Last year I voted to Remain in the EU. But the majority of people did not. So I respect this democratic decision and believe that as your MP my job would be to work constructively to get the best possible deal for the UK.
The Government must be scrutinised in its work and held to account. I would also expect Parliament to have a vote on the eventual deal. However my focus is on getting the right deal for Britain and then deciding what kind of country we want, once we have left. I want us to be an outward-looking, trading nation, working with friendly countries in Europe and around the globe. We must also remain a welcoming country to visitors.
This page sets out a short summary of my views on the various issues which people have raised with me about Brexit.
The rights of EU citizens
I want to see those EU citizens who are settled here to have their rights agreed as soon as possible. This, however, must come as part of an agreement about the rights of UK citizens living in the EU. Both Theresa May and the EU Commission have indicated they wish to come to an agreement.
Firm but fair controls on migration
We should replace the existing freedom of movement with controlled migration. This will mean measuring and managing the flow of workers to and from the UK. One option is a work permit system. We shall need to invest in and modernise our borders and passport systems and we must distinguish between different types of people, such as students, workers and tourists when managing the net migration into the UK.
Trading with the EU
Whilst I would prefer us to remain a member of the single market, the EU will not agree to this. Instead the negotiations will be about the terms and conditions for accessing the single market. Tariffs need to be kept to a minimum, but I personally believe that non-tariff barriers (such as industry standards and other regulations) are likely to be of greater concern.
Food & Farming
For 40 years our farming policy has been determined within the EU. Leaving offers the chance of real change. We should want to keep our current standards of environmental protection and good animal welfare. However I also believe we need to help our excellent farmers and food producers become more competitive in the global market.

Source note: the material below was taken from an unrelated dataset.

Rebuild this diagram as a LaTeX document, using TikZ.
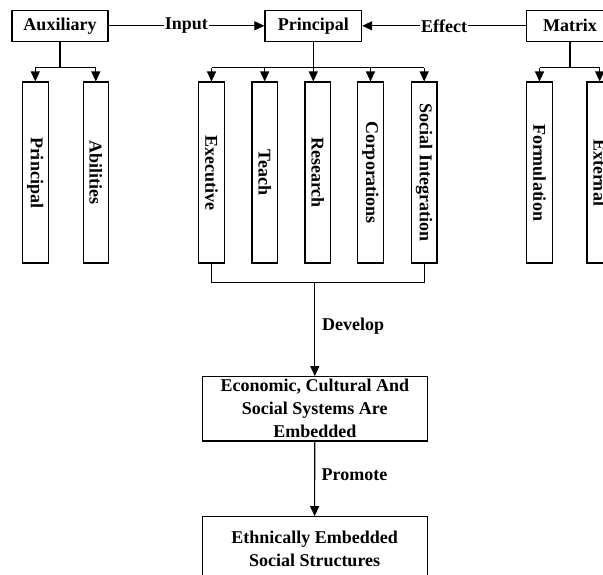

The Government’s twelve point plan set out by the Prime Minister was in my view measured and realistic. The aim is for an amicable ‘divorce’ from the EU and to then develop a new, positive relationship with our neighbours.
So on matters, for example, concerning security or counter-terrorism it’s clear that there will be new arrangements put in place for us to collaborate with our neighbours. I would very surprised if these aren’t made an early priority. We must remain an active and full member of NATO.
On trade I am a realist. We already trade with many countries without having a free trade agreement. So we should first focus on increasing our exports, and increasing the number of firms who export –which is currently just 11%. Trade agreements will take time and we must always focus on getting the best deal, but we will be able to create new opportunities, over time, with a good number of large markets.
I also want us to take this opportunity to re-think our approach to skills and training, to harnessing new technologies and to what sort of food and farming we want in the future. We also need to think about how we can reduce the regulatory burden for small firms and start-ups. There will be new opportunities to forge relationships with non-EU universities and research bodies.
So if we focus on where the opportunities lie, I believe we can turn this change to our benefit. It’s something this country has done in the past and I believe we should focus on this – a dynamic, modern and open Britain whose horizons are global.